BasketballScrapeR is a python web scraper that downloads data from European basketball leagues in the BigDataBall format.
At the moment the only supported league is the Italian National League (LBA).
You can download BasketballScrapeR from the command line:
git clone https://github.com/francescoolivo/BasketballScrapeR.git
cd BasketballScrapeR
From there, you can set up the Conda environment:
conda env create -f environment.yml
conda activate BasketballScrapeR
Then you are ready to go!
You can download the data in csv format by typing:
python run.py -l LBA -s 2021-2022
This downloads the last LBA season, and saves it by default in the csvs
directory inside the repository.
In case you want to save the files in a different directory you can simply add the output parameter:
python run.py -l LBA -s 2021-2022 -o directory
In both the previous cases you only download data from the last season. If you don't pass the -s
argument, by default the script will download all possible data in the history of the Italian League.
You are free to do it, but know in advance that the code has been tested only for the last two seasons, so you will likely find terminating errors due to play-by-play errors.
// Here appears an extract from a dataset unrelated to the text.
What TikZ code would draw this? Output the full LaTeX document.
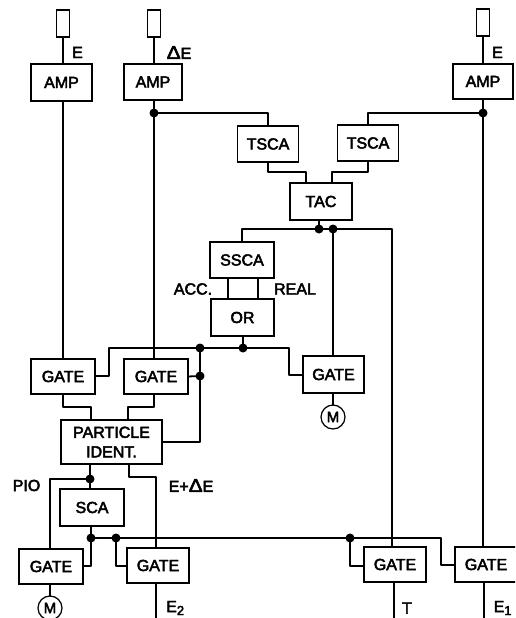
\documentclass[tikz,border=0pt]{standalone}
\usepackage{fontspec}
\setmainfont[FakeBold=3]{Liberation Sans}
\tikzset{
  bx/.style={draw,line width=1.25pt,inner sep=0pt,outer sep=0pt,align=center,font=\fontsize{16}{20}\selectfont},
  det/.style={draw,line width=1.25pt,inner sep=0pt,outer sep=0pt,minimum width=13pt,minimum height=27pt},
  mon/.style={draw,circle,line width=1.25pt,inner sep=0pt,outer sep=0pt,minimum size=24pt,font=\fontsize{15}{16}\selectfont},
  dot/.style={circle,fill=black,inner sep=0pt,outer sep=0pt,minimum size=9pt},
  lab/.style={inner sep=0pt,font=\fontsize{16}{18}\selectfont},
  wire/.style={line width=1.8pt,line cap=round,line join=round},
}
\newcommand{\dlt}{\scalebox{1.3}[1.15]{Δ}}
\begin{document}
\begin{tikzpicture}[x=1pt,y=-1pt]
\useasboundingbox (0,0) rectangle (515,618);
\clip (0,0) rectangle (515,618);
% detectors
\node[det] (d1) at (63,23.5) {};
\node[det] (d2) at (154,23.5) {};
\node[det] (d3) at (483,22.5) {};
% boxes
\node[bx,minimum width=61pt,minimum height=37pt] (amp1) at (61.5,82.5) {AMP};
\node[bx,minimum width=58pt,minimum height=36pt] (amp2) at (153,82) {AMP};
\node[bx,minimum width=60pt,minimum height=35pt] (amp3) at (483,81.5) {AMP};
\node[bx,minimum width=61pt,minimum height=36pt] (ts1) at (268,144) {TSCA};
\node[bx,minimum width=61pt,minimum height=36pt] (ts2) at (368,143) {TSCA};
\node[bx,minimum width=62pt,minimum height=37pt] (tac) at (321,201.5) {TAC};
\node[bx,minimum width=64pt,minimum height=36pt] (ssca) at (242,260) {SSCA};
\node[bx,minimum width=63pt,minimum height=37pt] (or) at (242.5,317.5) {OR};
\node[bx,minimum width=64pt,minimum height=35pt] (g1) at (63,376.5) {GATE};
\node[bx,minimum width=64pt,minimum height=35pt] (g2) at (156,376.5) {GATE};
\node[bx,minimum width=61pt,minimum height=37pt] (g3) at (333.5,374.5) {GATE};
\node[bx,minimum width=101pt,minimum height=44pt] (pid) at (111.5,442) {PARTICLE\\[-0.5pt]IDENT.};
\node[bx,minimum width=64pt,minimum height=37pt] (sca) at (92,507.5) {SCA};
\node[bx,minimum width=64pt,minimum height=35pt] (g4) at (51,566.5) {GATE};
\node[bx,minimum width=62pt,minimum height=35pt] (g5) at (158,565.5) {GATE};
\node[bx,minimum width=62pt,minimum height=35pt] (g6) at (395,564.5) {GATE};
\node[bx,minimum width=62pt,minimum height=35pt] (g7) at (486,564.5) {GATE};
\node[mon] (m1) at (333,417) {M};
\node[mon] (m2) at (50,608) {M};
% junctions
\node[dot] (j1) at (154,113) {};
\node[dot] (j2) at (483,113) {};
\node[dot] (j3) at (319,229) {};
\node[dot] (j4) at (333,229) {};
\node[dot] (j5) at (200,348) {};
\node[dot] (j6) at (243,348) {};
\node[dot] (j7) at (200,376) {};
\node[dot] (j8) at (90,479) {};
\node[dot] (j9) at (91,538) {};
\node[dot] (j10) at (116,538) {};
\node[dot] (j11) at (350,538) {};
% free ends and bends
\coordinate (e2) at (156,618);
\coordinate (et) at (394,618);
\coordinate (e1) at (484,618);
\coordinate (r) at (392,229);
% connectors
\begin{scope}[wire]
\draw (d1.south) -- (d1.south |- amp1.north);
\draw (d2.south) -- (j1 |- amp2.north);
\draw (d3.south) -- (d3.south |- amp3.north);
\draw (j1 |- amp2.south) -- (j1.center) -- (j1 |- g2.north);
\draw (j2 |- amp3.south) -- (j2.center) -- (j2 |- g7.north);
\draw (d1.south |- amp1.south) -- (d1.south |- g1.north);
\draw (j1.center) -| (ts1.north);
\draw (j2.center) -| (ts2.north);
\draw (ts1.south) |- (306,172) -- (306,183);
\draw (ts2.south) |- (332,172) -- (332,183);
\draw (j3 |- tac.south) -- (j3.center);
\draw (ssca.north) |- (j3.center) -- (j4.center) -- (r) -- (392,547);
\draw (j4.center) -- (j4 |- g3.north);
\draw (228,278) -- (228,299);
\draw (258,278) -- (258,299);
\draw (j6 |- or.south) -- (j6.center);
\draw (g1.east |- 0,376) -- (109,376) -- (109,348) -- (j5.center) -- (j6.center) -- (289,348) -- (289,375) -- (g3.west |- 0,375);
\draw (g2.east) -- (j7.center);
\draw (j5.center) -- (j7.center) -- (200,442) -- (pid.east |- 0,442);
\draw (j4 |- g3.south) -- (m1.north);
\draw (63,394) -- (63,407) -- (91,407) -- (91,420);
\draw (154,394) -- (154,407) -- (128,407) -- (128,420);
\draw (j8 |- pid.south) -- (j8.center) -- (j8 |- sca.north);
\draw (j8.center) -- (50,479) -- (50,549);
\draw (129,464) -- (129,477) -- (156,477) -- (156,548);
\draw (j9 |- sca.south) -- (j9.center) -- (91,566) -- (g4.east |- 0,566);
\draw (j9.center) -- (j10.center) -- (j11.center) -- (441,538) -- (441,565) -- (g7.west |- 0,565);
\draw (j10.center) -- (116,566) -- (g5.west |- 0,566);
\draw (j11.center) -- (350,566) -- (g6.west |- 0,566);
\draw (50,584) -- (m2.north);
\draw (e2 |- g5.south) -- (e2);
\draw (et |- g6.south) -- (et);
\draw (e1 |- g7.south) -- (e1);
\end{scope}
% labels
\node[lab] (lE1) at (77.5,52.5) {E};
\node[lab] (lDE) at (179,52.5) {\dlt E};
\node[lab] (lE3) at (497.5,52.5) {E};
\node[lab] (lACC) at (193,289) {ACC.};
\node[lab] (lREAL) at (295,289) {REAL};
\node[lab] (lPIO) at (26.5,485.5) {PIO};
\node[lab] (lED) at (191,485.5) {E+\dlt E};
\node[lab,anchor=west] (lE2) at (166,608) {E\raisebox{-3pt}{\fontsize{13}{14}\selectfont 2}};
\node[lab] (lT) at (407,608) {T};
\node[lab,anchor=west] (lEa) at (493.5,608) {E\raisebox{-3pt}{\fontsize{13}{14}\selectfont 1}};
\end{tikzpicture}
\end{document}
For this reason, in case you are interested only in the box-scores, you can run the script ignoring play-by-play:
python run.py -l LBA -s 2018-2019 --ignore_pbp
Also, you can edit some minor details such as the separators to use for decimal number and csv files. You can change the default ones by using the --decimal_separator
and the --csv_separator
flags. For instance if you want to use ;
as csv separator and ,
as decimal separator, you can simply run:
python run.py -l LBA -s 2021-2022 --decimal_separator "," --csv_separator ";"
You should know that due to server-side errors play-by-play logs for the 2020-2021 and previous seasons are incomplete and sometimes faulted.
In the next months I will try to create a scraper also for Euroleague and for other leagues.
Also, I will translate the package in R.